AIM: Using the material below, print a verbatim copy of every line from the one containing "Give me the D3.js source for this chart." through the one containing "var height = 441", inclusive, and omit the pictures.

┌──

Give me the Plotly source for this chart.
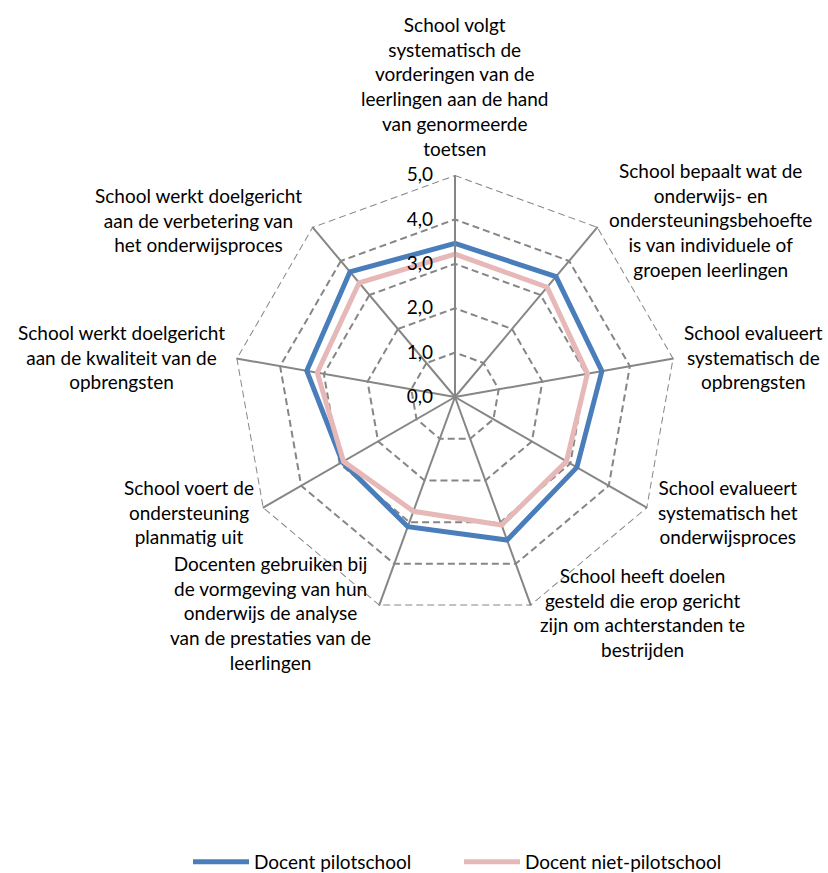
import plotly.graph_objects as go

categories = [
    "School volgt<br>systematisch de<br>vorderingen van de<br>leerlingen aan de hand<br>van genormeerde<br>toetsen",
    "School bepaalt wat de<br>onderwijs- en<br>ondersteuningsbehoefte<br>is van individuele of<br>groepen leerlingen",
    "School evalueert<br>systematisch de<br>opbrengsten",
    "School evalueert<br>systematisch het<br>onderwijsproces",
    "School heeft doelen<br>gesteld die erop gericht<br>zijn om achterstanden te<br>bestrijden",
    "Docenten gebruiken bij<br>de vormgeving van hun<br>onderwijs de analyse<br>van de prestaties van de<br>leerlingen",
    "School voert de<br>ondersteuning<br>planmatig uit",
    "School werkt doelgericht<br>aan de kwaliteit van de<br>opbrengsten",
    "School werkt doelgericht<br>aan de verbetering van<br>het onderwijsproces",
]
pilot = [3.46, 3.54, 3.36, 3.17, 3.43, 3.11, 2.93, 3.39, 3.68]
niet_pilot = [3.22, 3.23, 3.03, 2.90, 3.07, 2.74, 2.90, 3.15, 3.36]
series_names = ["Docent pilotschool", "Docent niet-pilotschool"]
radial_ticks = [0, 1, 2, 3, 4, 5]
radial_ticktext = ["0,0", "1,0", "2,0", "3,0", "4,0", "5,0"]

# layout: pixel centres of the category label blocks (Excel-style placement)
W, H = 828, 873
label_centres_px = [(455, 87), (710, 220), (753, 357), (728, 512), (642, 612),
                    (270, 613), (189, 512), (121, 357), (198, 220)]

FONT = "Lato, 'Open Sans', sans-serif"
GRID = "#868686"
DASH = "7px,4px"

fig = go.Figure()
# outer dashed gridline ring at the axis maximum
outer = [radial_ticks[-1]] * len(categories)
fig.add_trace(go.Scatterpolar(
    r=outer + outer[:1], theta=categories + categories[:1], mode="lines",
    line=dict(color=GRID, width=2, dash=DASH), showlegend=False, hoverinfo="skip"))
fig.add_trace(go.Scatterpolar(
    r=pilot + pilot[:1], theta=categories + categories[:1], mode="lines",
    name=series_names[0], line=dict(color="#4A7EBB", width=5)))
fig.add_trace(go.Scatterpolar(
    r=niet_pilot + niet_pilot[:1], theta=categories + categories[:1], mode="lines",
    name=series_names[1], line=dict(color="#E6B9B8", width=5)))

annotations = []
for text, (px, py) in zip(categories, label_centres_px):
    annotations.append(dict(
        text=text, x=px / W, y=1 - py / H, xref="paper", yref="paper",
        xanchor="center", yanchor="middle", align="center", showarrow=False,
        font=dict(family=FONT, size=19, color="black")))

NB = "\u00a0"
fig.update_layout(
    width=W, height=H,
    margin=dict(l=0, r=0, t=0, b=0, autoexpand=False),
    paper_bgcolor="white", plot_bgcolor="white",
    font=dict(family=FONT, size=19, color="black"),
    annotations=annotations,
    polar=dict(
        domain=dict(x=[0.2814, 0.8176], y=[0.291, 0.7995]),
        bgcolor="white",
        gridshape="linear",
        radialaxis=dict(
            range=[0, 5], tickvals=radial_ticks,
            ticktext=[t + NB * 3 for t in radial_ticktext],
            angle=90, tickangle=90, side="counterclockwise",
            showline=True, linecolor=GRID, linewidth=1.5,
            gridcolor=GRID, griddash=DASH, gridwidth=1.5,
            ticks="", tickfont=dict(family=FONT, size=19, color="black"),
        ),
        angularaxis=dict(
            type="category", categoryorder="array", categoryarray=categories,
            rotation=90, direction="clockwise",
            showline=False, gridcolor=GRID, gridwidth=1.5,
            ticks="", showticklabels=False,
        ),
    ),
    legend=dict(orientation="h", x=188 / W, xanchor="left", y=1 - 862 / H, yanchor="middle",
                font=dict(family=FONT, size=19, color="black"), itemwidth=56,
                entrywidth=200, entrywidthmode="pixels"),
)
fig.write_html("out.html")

└──
┌──

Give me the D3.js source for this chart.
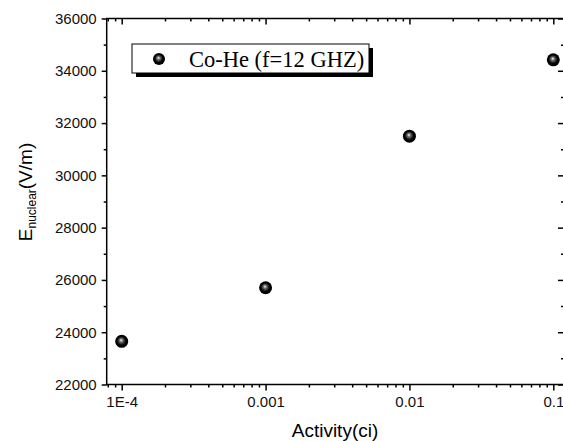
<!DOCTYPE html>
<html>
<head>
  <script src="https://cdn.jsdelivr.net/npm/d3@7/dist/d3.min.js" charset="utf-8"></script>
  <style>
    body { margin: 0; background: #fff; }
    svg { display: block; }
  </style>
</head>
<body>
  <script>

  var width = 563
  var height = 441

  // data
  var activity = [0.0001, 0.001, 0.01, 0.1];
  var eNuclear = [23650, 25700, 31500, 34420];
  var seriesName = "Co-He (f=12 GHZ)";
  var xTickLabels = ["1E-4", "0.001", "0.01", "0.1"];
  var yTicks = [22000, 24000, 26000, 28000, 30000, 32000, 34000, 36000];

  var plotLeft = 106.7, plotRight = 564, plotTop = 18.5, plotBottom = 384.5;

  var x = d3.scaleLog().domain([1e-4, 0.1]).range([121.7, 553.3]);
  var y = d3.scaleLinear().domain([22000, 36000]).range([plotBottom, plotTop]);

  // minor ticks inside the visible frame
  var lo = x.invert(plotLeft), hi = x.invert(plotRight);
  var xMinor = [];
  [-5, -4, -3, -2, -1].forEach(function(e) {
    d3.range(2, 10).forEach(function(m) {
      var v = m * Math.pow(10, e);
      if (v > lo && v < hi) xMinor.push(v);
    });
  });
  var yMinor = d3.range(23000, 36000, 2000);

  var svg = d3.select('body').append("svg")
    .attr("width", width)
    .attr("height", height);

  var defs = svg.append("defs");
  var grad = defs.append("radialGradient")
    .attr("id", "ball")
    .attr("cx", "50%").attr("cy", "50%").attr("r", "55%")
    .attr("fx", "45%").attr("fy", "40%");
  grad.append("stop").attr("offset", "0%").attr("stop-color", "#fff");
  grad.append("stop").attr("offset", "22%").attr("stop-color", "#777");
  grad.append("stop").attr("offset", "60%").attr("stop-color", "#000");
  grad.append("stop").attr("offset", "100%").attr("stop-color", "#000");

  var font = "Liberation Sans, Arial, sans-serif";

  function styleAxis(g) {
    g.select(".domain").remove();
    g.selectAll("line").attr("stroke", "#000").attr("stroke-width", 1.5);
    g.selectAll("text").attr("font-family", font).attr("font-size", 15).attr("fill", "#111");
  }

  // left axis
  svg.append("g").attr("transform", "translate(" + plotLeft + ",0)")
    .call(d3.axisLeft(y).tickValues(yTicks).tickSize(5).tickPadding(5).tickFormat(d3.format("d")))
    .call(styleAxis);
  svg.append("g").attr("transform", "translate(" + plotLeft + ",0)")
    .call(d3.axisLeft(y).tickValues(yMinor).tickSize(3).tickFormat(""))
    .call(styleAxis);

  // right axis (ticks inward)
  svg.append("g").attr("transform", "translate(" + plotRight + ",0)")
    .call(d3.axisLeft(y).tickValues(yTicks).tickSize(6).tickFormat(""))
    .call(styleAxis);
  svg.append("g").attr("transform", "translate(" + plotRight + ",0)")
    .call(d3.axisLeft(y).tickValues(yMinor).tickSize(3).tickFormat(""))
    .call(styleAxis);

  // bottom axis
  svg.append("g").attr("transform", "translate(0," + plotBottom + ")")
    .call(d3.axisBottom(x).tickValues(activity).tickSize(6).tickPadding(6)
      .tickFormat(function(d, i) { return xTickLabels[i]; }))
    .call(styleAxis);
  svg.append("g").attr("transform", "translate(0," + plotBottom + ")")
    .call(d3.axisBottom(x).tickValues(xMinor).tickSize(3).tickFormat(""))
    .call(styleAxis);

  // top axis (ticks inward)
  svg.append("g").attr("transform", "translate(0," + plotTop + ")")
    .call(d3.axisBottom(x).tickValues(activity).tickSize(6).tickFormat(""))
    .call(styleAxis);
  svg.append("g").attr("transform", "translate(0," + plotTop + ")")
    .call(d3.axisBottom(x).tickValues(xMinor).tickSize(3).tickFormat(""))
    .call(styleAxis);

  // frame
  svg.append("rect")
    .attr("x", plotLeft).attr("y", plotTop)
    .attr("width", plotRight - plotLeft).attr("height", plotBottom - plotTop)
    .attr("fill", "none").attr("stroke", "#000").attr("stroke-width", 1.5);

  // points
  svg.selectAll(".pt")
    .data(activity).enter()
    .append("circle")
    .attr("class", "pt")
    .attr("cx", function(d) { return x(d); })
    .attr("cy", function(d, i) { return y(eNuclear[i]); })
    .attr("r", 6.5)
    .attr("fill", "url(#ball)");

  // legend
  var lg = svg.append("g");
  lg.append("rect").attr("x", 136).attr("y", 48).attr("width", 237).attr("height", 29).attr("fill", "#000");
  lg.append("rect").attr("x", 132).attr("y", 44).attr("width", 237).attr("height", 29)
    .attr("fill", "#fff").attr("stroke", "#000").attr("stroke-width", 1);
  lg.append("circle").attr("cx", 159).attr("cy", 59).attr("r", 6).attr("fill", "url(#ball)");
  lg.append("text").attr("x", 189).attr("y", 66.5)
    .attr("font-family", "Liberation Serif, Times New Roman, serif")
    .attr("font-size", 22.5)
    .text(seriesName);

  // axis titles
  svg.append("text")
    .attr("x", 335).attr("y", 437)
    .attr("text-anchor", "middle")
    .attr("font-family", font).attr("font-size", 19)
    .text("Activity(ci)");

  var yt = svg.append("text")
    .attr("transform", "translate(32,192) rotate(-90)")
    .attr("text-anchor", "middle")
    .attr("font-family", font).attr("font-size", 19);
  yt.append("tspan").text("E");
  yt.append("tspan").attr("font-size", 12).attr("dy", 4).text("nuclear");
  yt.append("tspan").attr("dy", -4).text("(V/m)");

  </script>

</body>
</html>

└──
┌──

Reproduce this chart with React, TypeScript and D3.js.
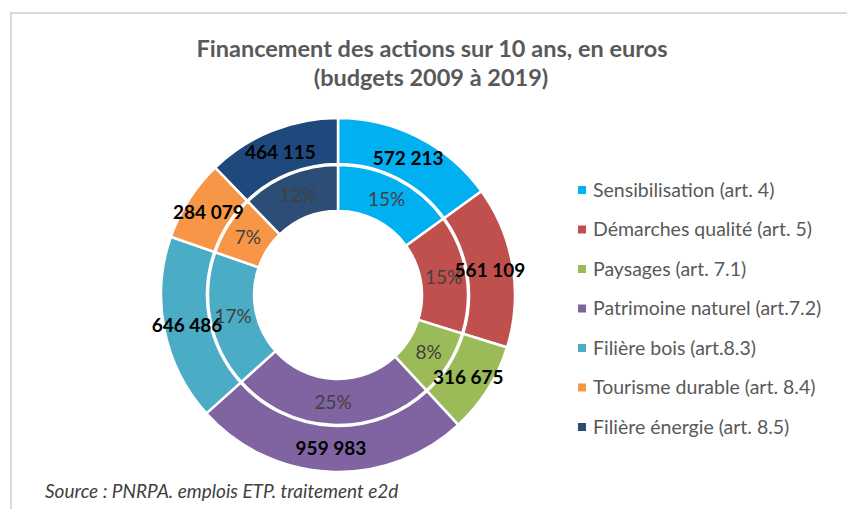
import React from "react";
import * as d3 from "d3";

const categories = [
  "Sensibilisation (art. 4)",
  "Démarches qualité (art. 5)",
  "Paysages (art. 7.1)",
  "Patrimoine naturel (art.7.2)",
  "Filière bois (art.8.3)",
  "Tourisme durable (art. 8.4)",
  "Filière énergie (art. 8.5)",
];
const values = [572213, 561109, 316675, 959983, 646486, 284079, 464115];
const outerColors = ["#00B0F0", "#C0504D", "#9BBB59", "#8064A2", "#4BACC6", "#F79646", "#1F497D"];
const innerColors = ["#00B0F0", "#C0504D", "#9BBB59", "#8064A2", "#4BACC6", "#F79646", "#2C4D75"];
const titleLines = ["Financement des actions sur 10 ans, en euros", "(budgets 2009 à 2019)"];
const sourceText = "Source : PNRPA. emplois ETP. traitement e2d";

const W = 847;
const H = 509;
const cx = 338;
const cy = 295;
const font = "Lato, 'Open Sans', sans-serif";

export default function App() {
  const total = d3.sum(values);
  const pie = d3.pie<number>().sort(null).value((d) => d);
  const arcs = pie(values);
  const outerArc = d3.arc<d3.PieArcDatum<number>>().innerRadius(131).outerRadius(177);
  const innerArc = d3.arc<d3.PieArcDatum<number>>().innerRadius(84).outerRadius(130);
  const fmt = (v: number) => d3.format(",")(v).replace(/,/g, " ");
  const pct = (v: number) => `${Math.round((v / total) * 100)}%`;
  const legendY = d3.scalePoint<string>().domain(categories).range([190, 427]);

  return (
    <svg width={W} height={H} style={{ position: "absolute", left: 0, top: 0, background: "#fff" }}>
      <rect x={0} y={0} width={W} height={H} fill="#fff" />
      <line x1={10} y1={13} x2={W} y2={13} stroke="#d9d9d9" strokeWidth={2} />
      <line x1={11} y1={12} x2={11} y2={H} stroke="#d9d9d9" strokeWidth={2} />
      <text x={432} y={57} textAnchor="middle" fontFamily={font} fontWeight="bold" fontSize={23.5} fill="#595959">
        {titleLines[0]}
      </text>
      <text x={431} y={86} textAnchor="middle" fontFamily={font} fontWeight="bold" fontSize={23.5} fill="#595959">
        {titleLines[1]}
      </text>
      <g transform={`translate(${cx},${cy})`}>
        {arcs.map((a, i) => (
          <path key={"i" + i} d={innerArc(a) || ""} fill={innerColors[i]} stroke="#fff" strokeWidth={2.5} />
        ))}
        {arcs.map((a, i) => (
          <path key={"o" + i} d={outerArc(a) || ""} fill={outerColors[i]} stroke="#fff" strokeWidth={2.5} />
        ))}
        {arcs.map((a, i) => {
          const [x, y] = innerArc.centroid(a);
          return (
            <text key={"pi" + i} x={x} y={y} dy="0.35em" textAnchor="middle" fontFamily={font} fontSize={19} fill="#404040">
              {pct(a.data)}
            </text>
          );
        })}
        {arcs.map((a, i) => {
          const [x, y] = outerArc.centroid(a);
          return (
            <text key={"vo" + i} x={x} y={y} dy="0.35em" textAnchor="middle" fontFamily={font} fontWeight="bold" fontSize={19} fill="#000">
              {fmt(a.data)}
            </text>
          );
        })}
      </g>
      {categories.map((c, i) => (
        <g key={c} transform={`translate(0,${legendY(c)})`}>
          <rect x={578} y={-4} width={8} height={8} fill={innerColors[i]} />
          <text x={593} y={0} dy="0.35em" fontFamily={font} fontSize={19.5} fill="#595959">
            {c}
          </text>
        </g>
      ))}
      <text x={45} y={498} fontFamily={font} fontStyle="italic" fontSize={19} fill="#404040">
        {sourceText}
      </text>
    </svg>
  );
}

└──

WRITTEN REPLY:
Give me the D3.js source for this chart.
<!DOCTYPE html>
<html>
<head>
  <script src="https://cdn.jsdelivr.net/npm/d3@7/dist/d3.min.js" charset="utf-8"></script>
  <style>
    body { margin: 0; background: #fff; }
    svg { display: block; }
  </style>
</head>
<body>
  <script>

  var width = 563
  var height = 441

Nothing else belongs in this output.